Контроль Китая над ресурсами, необходимыми для многих экологически чистых технологий, не ограничивается искусством горнодобычи, но играет главную роль в обработке и очистке важнейших полезных ископаемых. В течение как минимум следующего десятилетия эти реалии наделят Китай реальной и очевидной экономической и геополитической мощью. Однако в долгосрочной перспективе влияние будет ослабевать. Резкие скачки цен на нефть в 70-х побудили новых игроков искать новые источники “черного золота”; сама перспектива политического манипулирования дефицитными ископаемыми порождает то же самое явление. Более того, такие минералы могут быть переработаны, неизбежно появятся субституты.

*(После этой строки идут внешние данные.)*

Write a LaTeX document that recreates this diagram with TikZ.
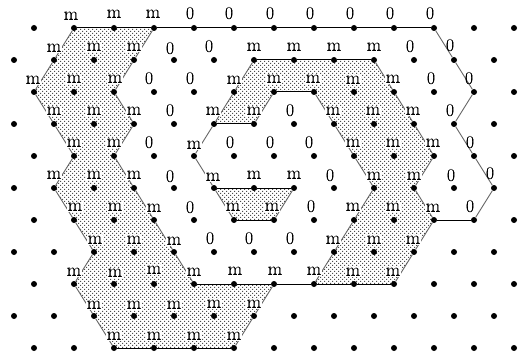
\documentclass[tikz,border=0pt]{standalone}
\usepackage{fontspec}
\newfontfamily\labfont{Latin Modern Roman}[RawFeature={embolden=0.6}]
\usetikzlibrary{patterns,backgrounds}
\pgfdeclarepatternformonly{stip}{\pgfqpoint{-0.5pt}{-0.5pt}}{\pgfqpoint{3.5pt}{3.5pt}}{\pgfqpoint{4pt}{4pt}}{%
  \pgfpathrectangle{\pgfqpoint{0pt}{0pt}}{\pgfqpoint{1pt}{1pt}}%
  \pgfpathrectangle{\pgfqpoint{2pt}{2pt}}{\pgfqpoint{1pt}{1pt}}%
  \pgfusepath{fill}}
\tikzset{
  dotnode/.style={circle,fill=black,inner sep=0pt,minimum size=6pt},
  lab/.style={inner sep=0.8pt,font=\labfont\fontsize{18.5}{18.5}\selectfont,text height=7.6pt,text depth=0pt,fill=white},
  zero/.style={inner sep=0pt,font=\labfont\fontsize{18}{18}\selectfont},
  shade/.style={pattern=stip,pattern color=black!70},
  hedge/.style={black,line width=1pt},
  dedge/.style={black!60,line width=0.9pt},
}
\begin{document}
\begin{tikzpicture}[x=1pt,y=-1pt]
\useasboundingbox (0,0) rectangle (529,358);
% dots
\foreach \y in {28,92,156,220,284,348}
  \foreach \x in {34,74,...,514}
    \node[dotnode] (p\x-\y) at (\x,\y) {};
\foreach \y in {60,124,188,252,316}
  \foreach \x in {14,54,...,494}
    \node[dotnode] (p\x-\y) at (\x,\y) {};
% shaded regions
\begin{pgfonlayer}{background}
\fill[shade] (p74-28.center) -- (p154-28.center) -- (p134-60.center) -- (p114-92.center) -- (p134-124.center) -- (p114-156.center) -- (p134-188.center) -- (p154-220.center) -- (p174-252.center) -- (p194-284.center) -- (p274-284.center) -- (p254-316.center) -- (p234-348.center) -- (p114-348.center) -- (p94-316.center) -- (p74-284.center) -- (p94-252.center) -- (p74-220.center) -- (p54-188.center) -- (p74-156.center) -- (p54-124.center) -- (p34-92.center) -- (p54-60.center) -- cycle;
\fill[shade] (p254-60.center) -- (p374-60.center) -- (p394-92.center) -- (p414-124.center) -- (p434-156.center) -- (p414-188.center) -- (p434-220.center) -- (p394-284.center) -- (p314-284.center) -- (p334-252.center) -- (p354-220.center) -- (p374-188.center) -- (p354-156.center) -- (p334-124.center) -- (p314-92.center) -- (p274-92.center) -- (p254-124.center) -- (p214-124.center) -- (p234-92.center) -- cycle;
\fill[shade] (p214-188.center) -- (p294-188.center) -- (p274-220.center) -- (p234-220.center) -- cycle;
\end{pgfonlayer}
% horizontal edges
\draw[hedge] (p74-28) -- (p114-28) -- (p154-28) -- (p194-28) -- (p234-28) -- (p274-28) -- (p314-28) -- (p354-28) -- (p394-28) -- (p434-28);
\draw[hedge] (p254-60) -- (p294-60) -- (p334-60) -- (p374-60);
\draw[hedge] (p274-92) -- (p314-92);
\draw[hedge] (p214-124) -- (p254-124);
\draw[hedge] (p214-188) -- (p254-188) -- (p294-188);
\draw[hedge] (p234-220) -- (p274-220);
\draw[hedge] (p434-220) -- (p474-220);
\draw[hedge] (p194-284) -- (p234-284) -- (p274-284) -- (p314-284) -- (p354-284) -- (p394-284);
\draw[hedge] (p114-348) -- (p154-348) -- (p194-348) -- (p234-348);
% diagonal edges
\draw[dedge] (p74-28) -- (p54-60) -- (p34-92) -- (p54-124) -- (p74-156) -- (p54-188) -- (p74-220) -- (p94-252) -- (p74-284) -- (p94-316) -- (p114-348);
\draw[dedge] (p154-28) -- (p134-60) -- (p114-92) -- (p134-124) -- (p114-156) -- (p134-188) -- (p154-220) -- (p174-252) -- (p194-284);
\draw[dedge] (p274-284) -- (p254-316) -- (p234-348);
\draw[dedge] (p434-28) -- (p454-60) -- (p474-92) -- (p454-124) -- (p474-156) -- (p494-188) -- (p474-220);
\draw[dedge] (p254-60) -- (p234-92) -- (p214-124) -- (p194-156) -- (p214-188) -- (p234-220);
\draw[dedge] (p294-188) -- (p274-220);
\draw[dedge] (p274-92) -- (p254-124);
\draw[dedge] (p374-60) -- (p394-92) -- (p414-124) -- (p434-156) -- (p414-188) -- (p434-220) -- (p414-252) -- (p394-284);
\draw[dedge] (p314-92) -- (p334-124) -- (p354-156) -- (p374-188) -- (p354-220) -- (p334-252) -- (p314-284);
% labels m
\foreach \i/\x/\y in {a/71/16,b/114/14,c/153/14,
 d/54/48,e/94/47,f/134/47,g/254/47,h/294/47,i/334/47,j/374/47,
 k/33/80,l/74/79,n/115/79,o/234/80,p/274/79,q/313/79,r/353/80,s/393/79,
 t/54/111,u/94/111,v/134/111,w/213/111,x/254/111,y/333/111,z/373/111,A/413/111,
 B/74/143,C/114/143,D/194/145,E/353/143,F/393/143,G/433/143,
 H/54/175,I/94/175,J/134/175,K/213/177,L/254/175,M/294/175,N/374/176,O/414/176,
 P/75/207,Q/115/207,R/154/208,S/233/207,T/272/207,U/353/207,V/393/207,W/433/208,
 X/95/240,Y/134/240,Z/174/241,aa/333/240,ab/374/240,ac/413/240,
 ad/74/272,ae/115/273,af/154/270,ag/194/272,ah/235/271,ai/275/271,aj/314/271,ak/353/272,al/393/272,
 am/94/305,an/134/305,ao/174/305,ap/214/304,aq/254/304,
 ar/114/336,as/154/336,at/194/336,au/234/336}
  \node[lab] (m\i) at (\x,\y) {m};
% labels 0
\foreach \i/\x/\y in {a/190/13,b/229/13,c/270/13,d/310/13,e/350/13,f/390/13,g/430/13,
 h/170/48,i/209/46,j/410/46,k/450/45,
 l/149/78,n/190/78,o/431/78,p/469/78,
 q/170/110,r/290/110,s/450/110,
 t/149/142,u/230/142,v/270/142,w/309/142,x/470/142,
 y/170/176,z/330/175,A/451/175,B/490/173,
 C/190/207,D/311/206,E/470/206,
 F/210/238,G/249/238,H/290/238}
  \node[zero] (z\i) at (\x,\y) {0};
\end{tikzpicture}
\end{document}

Третьим направлением станет способность производить компоненты для новых технологий по низкой цене. Однако это не даст тех же преимуществ, что обладание нефтяными или газовыми ресурсами. Например, на Китай приходится две трети мирового производства поликристаллического кремния и 90% полупроводниковых пластин для изготовления солнечных элементов. Резко исключив эти товары из глобальных цепочек поставок, Китай может создать серьезные проблемы. Но подвод экологически чистых энергетических продуктов, которые производят или накапливают энергию, — не то же самое, что сама энергия. Ограничь Китай экспорт солнечных панелей и батарей, свет не погаснет. Китай не сможет за одну ночь парализовать экономику или поставить под угрозу благополучие и безопасность граждан, как это сделала Россия, сократив экспорт природного газа в Европу холодными зимами 2006 и 2009 годов.

Безусловно, действия Китая приведут к сбоям, неурядицам и инфляции, схожим с последствиями задержек экспорта компьютерных чипов на протяжении 2021 года. Подобного рода суматоха может затормозить процесс перехода, если заставит потребителей вернуться к автомобилям с бензиновым двигателем или передумать оборудовать крыши солнечными панелями. Тем не менее, даже если Китай примет эту тактику, рынки со временем отреагируют, и другие страны и компании станут создавать собственные товары-заменители в тех областях, где с природными ресурсами вроде нефти дела обстоят куда сложнее, ведь их доступность ограничена определенными районами.

Последний способ стать сверхдержавой чистой энергии — производство и экспорт низкоуглеродистого топлива. Эти виды, особенно водород и аммиак, будут иметь решающее значение для достижения нулевого уровня выбросов, учитывая их потенциальную роль в декарбонизации трудноэлектрифицируемых секторов, таких как сталеварение, заправка грузовиков, судов и других тяжелых транспортных средств и наладка сетей, работающих в основном на возобновляемых источниках энергии, которые могут испытывать периодические перебои. Предложенный МЭА сценарий “чистый ноль к 2050 году” предполагает подъем торговли водородом и аммиаком с нынешнего нуля до трети всех связанных с энергетикой сделок. По прогнозам, со временем поставки водорода сведутся в основном к зеленому водороду, производимому странами с множеством недорогих возобновляемых источников энергии, такими как Чили и государства Персидского залива, которые не испытывают недостатка в дешевой солнечной энергии. Таким образом, некоторые нефтегосударства, которым грозит уход от ископаемого топлива, могут превратиться в “электрогосударства”.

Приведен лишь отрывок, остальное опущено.